Yes, You Can Negotiate With Your Real Estate Agent To Reduce Their Commission
The house cleaning is complete. The home staging is set. And the ‘For Sale’ sign has been lowered into the lawn. You’ve enlisted the help of a real estate agent to get your house on the market and, hopefully, get you the best price. But before the offers start rolling in, you can’t help but think of the agent’s commission — and how much profit it will cost you.
Agent-assisted sales usually bring in an average of 23% more money than a standard FSBO listing; however, agents typically snag a 6% commission, so they’ll be taking a piece of your profit pie. But, if you choose to do so, you can negotiate a real estate commission, reducing it by as much as half — maybe even more.

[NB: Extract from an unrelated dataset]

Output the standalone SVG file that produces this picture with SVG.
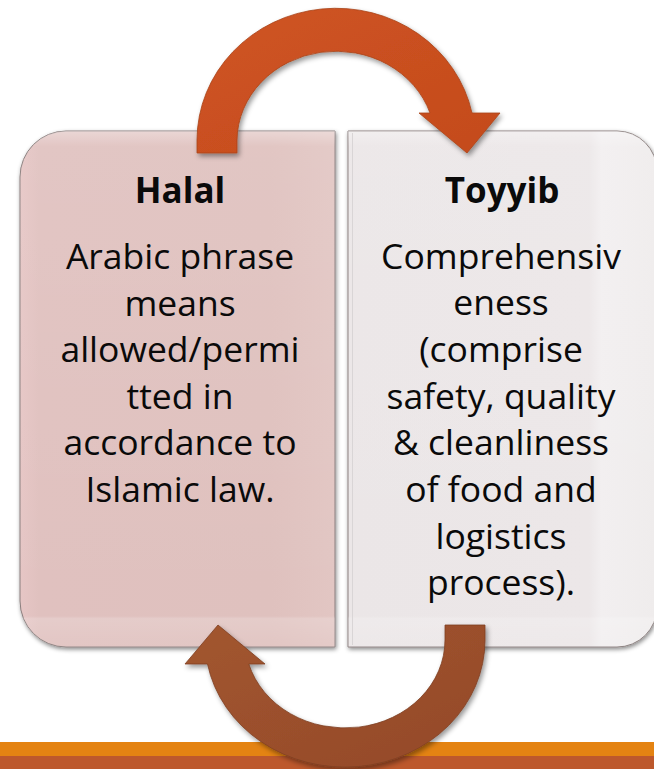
<svg xmlns="http://www.w3.org/2000/svg" width="654" height="769" viewBox="0 0 654 769">
  <style>
    .head { font-family: "Open Sans", "Liberation Sans", sans-serif; font-weight: bold; font-size: 35px; fill: #0a0a0a; text-anchor: middle; }
    .body { font-family: "Open Sans", "Liberation Sans", sans-serif; font-size: 35.5px; fill: #0a0a0a; text-anchor: middle; }
    .edge { stroke: #8a7f7e; stroke-width: 1; }
  </style>
  <defs>
    <filter id="boxShadow" x="-10%" y="-10%" width="120%" height="120%">
      <feDropShadow dx="1" dy="2" stdDeviation="2" flood-color="#000" flood-opacity="0.45"/>
    </filter>
    <filter id="arrowShadow" x="-10%" y="-10%" width="125%" height="125%">
      <feDropShadow dx="2" dy="3" stdDeviation="2.5" flood-color="#000" flood-opacity="0.4"/>
    </filter>
    <linearGradient id="pinkFill" x1="0" y1="0" x2="1" y2="0">
      <stop offset="0" stop-color="#e6c6c5"/>
      <stop offset="0.06" stop-color="#e0c1bf"/>
      <stop offset="0.8" stop-color="#dfc1be"/>
      <stop offset="1" stop-color="#e2c6c3"/>
    </linearGradient>
    <linearGradient id="greyFill" x1="0" y1="0" x2="1" y2="0">
      <stop offset="0" stop-color="#ebe6e7"/>
      <stop offset="0.78" stop-color="#ece7e8"/>
      <stop offset="0.82" stop-color="#f2eff0"/>
      <stop offset="1" stop-color="#efecec"/>
    </linearGradient>
    <linearGradient id="gloss" x1="0" y1="0" x2="0" y2="1">
      <stop offset="0" stop-color="#fff" stop-opacity="0.35"/>
      <stop offset="0.03" stop-color="#fff" stop-opacity="0.08"/>
      <stop offset="0.94" stop-color="#fff" stop-opacity="0"/>
      <stop offset="0.945" stop-color="#fff" stop-opacity="0.18"/>
      <stop offset="1" stop-color="#fff" stop-opacity="0.08"/>
    </linearGradient>
    <linearGradient id="orangeArrow" x1="0" y1="0" x2="1" y2="1">
      <stop offset="0" stop-color="#cf5423"/>
      <stop offset="1" stop-color="#c44b1c"/>
    </linearGradient>
    <linearGradient id="brownArrow" x1="0" y1="0" x2="1" y2="1">
      <stop offset="0" stop-color="#a2562f"/>
      <stop offset="1" stop-color="#94492a"/>
    </linearGradient>
  </defs>

  <rect width="654" height="769" fill="#ffffff"/>

  <!-- footer bands -->
  <rect x="0" y="742" width="654" height="14" fill="#e48312"/>
  <rect x="0" y="756" width="654" height="13" fill="#bd582c"/>

  <!-- Halal panel -->
  <g id="halal">
    <path d="M66,131 H335 V647 H66 A46,46 0 0 1 20,601 V177 A46,46 0 0 1 66,131 Z" fill="url(#pinkFill)" class="edge" filter="url(#boxShadow)"/>
    <path d="M66,131 H335 V647 H66 A46,46 0 0 1 20,601 V177 A46,46 0 0 1 66,131 Z" fill="url(#gloss)"/>
    <text class="head" x="180" y="203">Halal</text>
    <text class="body" x="180" y="269">Arabic phrase</text>
    <text class="body" x="180" y="315.6">means</text>
    <text class="body" x="180" y="362.2">allowed/permi</text>
    <text class="body" x="180" y="408.8">tted in</text>
    <text class="body" x="180" y="455.4">accordance to</text>
    <text class="body" x="180" y="502">Islamic law.</text>
  </g>

  <!-- Toyyib panel -->
  <g id="toyyib">
    <path d="M348,131 H617 A40,40 0 0 1 657,171 V607 A40,40 0 0 1 617,647 H348 Z" fill="url(#greyFill)" class="edge" filter="url(#boxShadow)"/>
    <path d="M348,131 H617 A40,40 0 0 1 657,171 V607 A40,40 0 0 1 617,647 H348 Z" fill="url(#gloss)"/>
    <line x1="352.5" y1="133" x2="352.5" y2="645" stroke="#d9d5d6" stroke-width="1"/>
    <text class="head" x="502" y="203">Toyyib</text>
    <text class="body" x="501" y="268.5">Comprehensiv</text>
    <text class="body" x="501" y="315.2">eness</text>
    <text class="body" x="501" y="361.9">(comprise</text>
    <text class="body" x="501" y="408.6">safety, quality</text>
    <text class="body" x="501" y="455.3">&amp; cleanliness</text>
    <text class="body" x="501" y="502">of food and</text>
    <text class="body" x="501" y="548.7">logistics</text>
    <text class="body" x="501" y="595.4">process).</text>
  </g>

  <!-- cycle arrows -->
  <g id="connectors">
    <path id="arrow-top" d="M197,153 L197,140 A139,132 0 0 1 472,113 L500,113 L467,153 L419,113 L430,113 A99,90 0 0 0 237,140 L237,153 Z" fill="url(#orangeArrow)" stroke="#a8441b" stroke-width="0.8" filter="url(#arrowShadow)"/>
    <path id="arrow-bottom" d="M445,625 L485,625 L485,640 A140,127 0 0 1 207.5,664 L185,664 L218,625 L265,664 L248.8,664 A100,88 0 0 0 445,640 Z" fill="url(#brownArrow)" stroke="#7d3f22" stroke-width="0.8" filter="url(#arrowShadow)"/>
  </g>
</svg>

In most cases, a commission is split four ways, between the listing agent and their broker, and the buyer’s agent and their broker. Federal antitrust laws prohibit two or more parties from engaging in a conspiracy to restrict or eliminate competition, generally known as price fixing, which is a crime. What does that mean for you as a home seller? Your listing agent and the buyer’s agent cannot get together for the purpose of agreeing on the amount of commission they’ll accept.
How To Successfully Negotiate A Lower Commission
Leverage is key when it comes to negotiating a lower commission. If you choose a smaller, local brokerage firm you might have better luck with your negotiations than if you go with a large, national brokerage. Larger firms don’t necessarily need the business, so they’ll tend to work with those clients offering the standard commission.
You can also leverage the desirability of your property. If your home is considered ‘desirable’ and it’s being offered in a hot seller’s market, a real estate agent could anticipate not only multiple offers but also that the home will sell quickly. Taking those factors into account, the agent might be agreeable to a reduced commission.
Your leverage for reducing a commission is also increased if you’re buying a property through your listing agent, you’re selling in an off-season when real estate business is usually slow, or you’re an investor selling several properties through one agent.
According to industry experts, the following tactics can help you successfully negotiate a lower real estate agent commission.
Count On The Power Of Competition
Secure bids from multiple agents for comparative, and bargaining, purposes. If your agent becomes aware that another agent will take on your business for a lower commission, it’s likely they’ll accept a decrease in terms rather than foregoing your business altogether.
Know What You’re Paying For
First things first: What is the listing agent offering for that 3% commission? If the agent’s services include everything from photography to staging to marketing and more, you can use that information as a negotiation starting point. If you don’t need some of the agent’s specific services, then it makes sense that you should pay a reduced commission that doesn’t include those extraneous services.
‘Anchoring’ Can Keep Your Best Deal Afloat
When it comes to negotiations, research shows that the first number proposed effectively anchors the rest of the back-and-forth about costs, etc.: Every subsequent offer will be proposed in relation to that initial number. Make sure that you propose the first number, and make sure that it reflects what’s most favorable to your situation.
Consider A Contingent Contract
If commission negotiations with your agent have reached an impasse, a contingent contract could help get things moving again. You think your home will sell quickly, so you’re asking for a lower commission. Your agent thinks the house might sit on the market for a while and, therefore, is resisting any attempts to reduce the commission. A contingent contract could be the answer both parties are looking for: Propose a contract that stipulates your agent will accept a lower commission if the house sells within a certain time frame, and that you agree to paying a higher commission if the sale takes longer than that. Progress made. Problem solved.